The availability of quality day care is a very big problem, but so is the issue of cost. Mrs. Cunningham charged $33/week for after school care for Shuenae. The Beltsville Recreation Center charges $59/week. For the week of Spring vacation, I paid $150. Now, in addition to Shuenae, my 10 year old son Justin goes after school to stay with my sister-in-law. I pay her $20 a week. This totals 16 percent of my take-home pay. And that's for an after school week. For a no-school week, or month as in the summer, I must spend 59 percent of my take-home pay. This is an impossible situation. We live in a two bedroom apartment. The two boys share one room and Shuenae and I share the other. I work hard, and I very much have the dream of owning my own home. Unfortunately, I've got all I can do to keep my head above water.
I know I am lucky in many ways. For the most part, my employer is sensitive to my family situation and allows me to work flexible hours. Nonetheless, it is very stressful to juggle the demands of work and making sure that I have good placements for my children and I'm always there to pick them up on time.

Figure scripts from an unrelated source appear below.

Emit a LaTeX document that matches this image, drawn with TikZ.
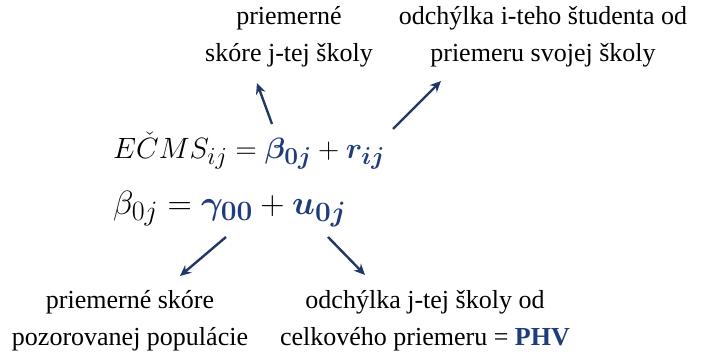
\documentclass[tikz,border=0pt]{standalone}
\usepackage{amsmath}
\usepackage{graphicx}
\usepackage{bm}
\usepackage{fontspec}
\setmainfont{Liberation Serif}
\usetikzlibrary{arrows.meta}
\definecolor{navy}{HTML}{1F3864}
\definecolor{mblue}{HTML}{1F3D7A}
\newcommand{\bigeq}[2]{\scalebox{#1}{\fontsize{24.88}{30}\selectfont$#2$}}
\tikzset{
  lbl/.style={align=center, font=\fontsize{26}{37}\selectfont, inner sep=0pt},
  eqn/.style={anchor=west, inner sep=0pt},
  arr/.style={draw=navy, line width=2.4pt, -{Stealth[length=11pt,width=10pt]}}
}
\begin{document}
\begin{tikzpicture}[x=1pt,y=-1pt]
\useasboundingbox (0,0) rectangle (702,356);
\node[eqn] (eq1) at (113,151) {\bigeq{1.18}{E\check{C}MS_{ij} = \textcolor{mblue}{\bm{\beta_{0j}}} + \textcolor{mblue}{\bm{r_{ij}}}}};
\node[eqn] (eq2) at (113,209) {\bigeq{1.35}{\beta_{0j} = \textcolor{mblue}{\bm{\gamma_{00}}} + \textcolor{mblue}{\bm{u_{0j}}}}};
\node[lbl] (tl) at (289,37) {priemerné\\skóre j-tej školy};
\node[lbl] (tr) at (543,37) {odchýlka i-teho študenta od\\priemeru svojej školy};
\node[lbl] (bl) at (130,321) {priemerné skóre\\pozorovanej populácie};
\node[lbl] (br) at (425,321) {odchýlka j-tej školy od\\celkového priemeru = \textbf{\textcolor{mblue}{PHV}}};
\coordinate (a1s) at (272,124);
\coordinate (a1e) at (257,83);
\coordinate (a2s) at (393,129);
\coordinate (a2e) at (441,81);
\coordinate (a3s) at (226,237);
\coordinate (a3e) at (180,276);
\coordinate (a4s) at (328,237);
\coordinate (a4e) at (365,275);
\draw[arr] (a1s) -- (a1e);
\draw[arr] (a2s) -- (a2e);
\draw[arr] (a3s) -- (a3e);
\draw[arr] (a4s) -- (a4e);
\end{tikzpicture}
\end{document}
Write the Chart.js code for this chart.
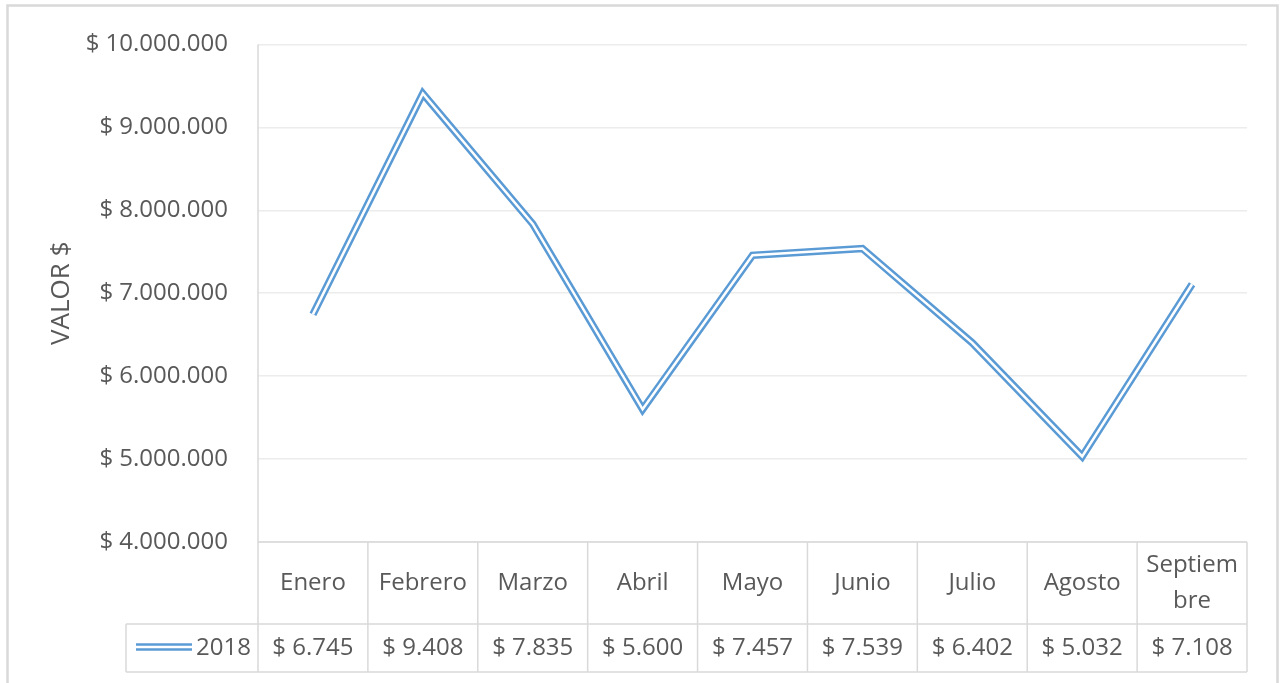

Some things must change: there must be child care for the hours people work and working hours must better conform to hours of child care available. Child care must become affordable, but at the same time child care providers must receive the pay they deserve for the important job that they do. As things stand, the system isn't working terribly well for anyone: the providers, our employers, the parents and most importantly, for our children.
Thank you for your willingness to address these issues.